Open primaries doesn’t require voters to declare a party affiliation; any voter has the opportunity to vote in that primary. Twenty states, including Indiana which goes to the polls on Tuesday, have open primaries. According to Whitman, this is what will draw more voter attention to the primaries.
“I believe in open primaries where people can go in and declare on that day whether they wanted a Republican ballot or Democratic ballot,” Whitman said. “So I would approve of open primaries.”
Whitman is no stranger to attempts to change voting. She took part in a program called Americans Elect 2012, which proposed creating a way to nominate an independent to become president. According to Whitman, that program came with its own list of issues, such as potential candidates failing to choose their own vice president from one of the two existing parties.
“None of the candidates met the requirements within the timeframe we had,” Whitman said. “They had to do some of their own work. None of them actually did it. I think they all thought they were going be handed the nomination.”
Other improvements to primaries she thinks should be made include holding them on a better day so more citizens are free to vote.
“Instead of on a Tuesday [hold it] on a Saturday, [it] makes it easier for people to get there [and] easier to register,” Whitman said.
Mark Effron, an assistant professor in the communication department at William Paterson University, supports the idea of having a national primary.
“On one hand, it’s very attractive to think ‘oh we can get rid of all of these delegates and have our primary’,” he said. “But on the other hand one of the strengths of our country is that we do have these different states and each state has its own quirkiness and its own demographic makeup and I think there’s something to be said about preserving the primary system.”
However, Effron does have issues with the way the current system works, especially how the primaries begin.
“I don’t like the fact that the first two states that get all the attention, Iowa and New Hampshire, really don’t look like [the] United States,” he said. “They’re overwhelmingly white, they’re not particularly urban, and I think it gets the race going on a kind of off-beat way.”

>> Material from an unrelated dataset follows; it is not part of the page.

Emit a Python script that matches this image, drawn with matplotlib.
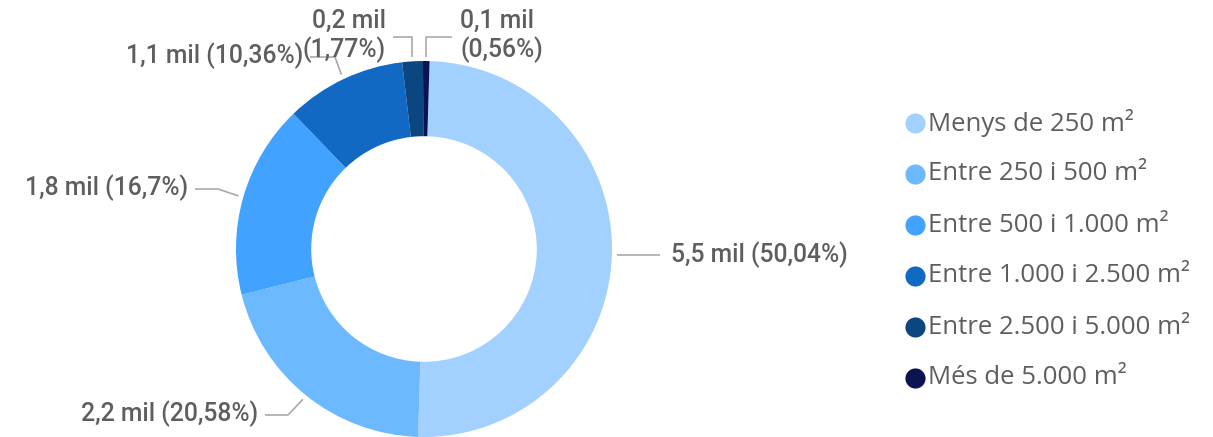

He added, “I think if the first primary was in Illinois, New York, or California, you’re looking at a much more diverse makeup and much more representative of what the country is. I don’t think it’s a perfect thing, but I do like the idea that each state can play some role.”
For Jerry Spriggs, author of Equal Voice Voting, a proportional vote system would help alleviate current issues with the primaries, such as the indecisiveness of voters.
“Of course I’m favoring proportional representation,” he said. “I think it’s more even handed, it’s the fair thing. If you’re on top in one period of time, with winner take all [then] that’s wonderful, but you’re not always going have the golden candidate so it can go both ways.”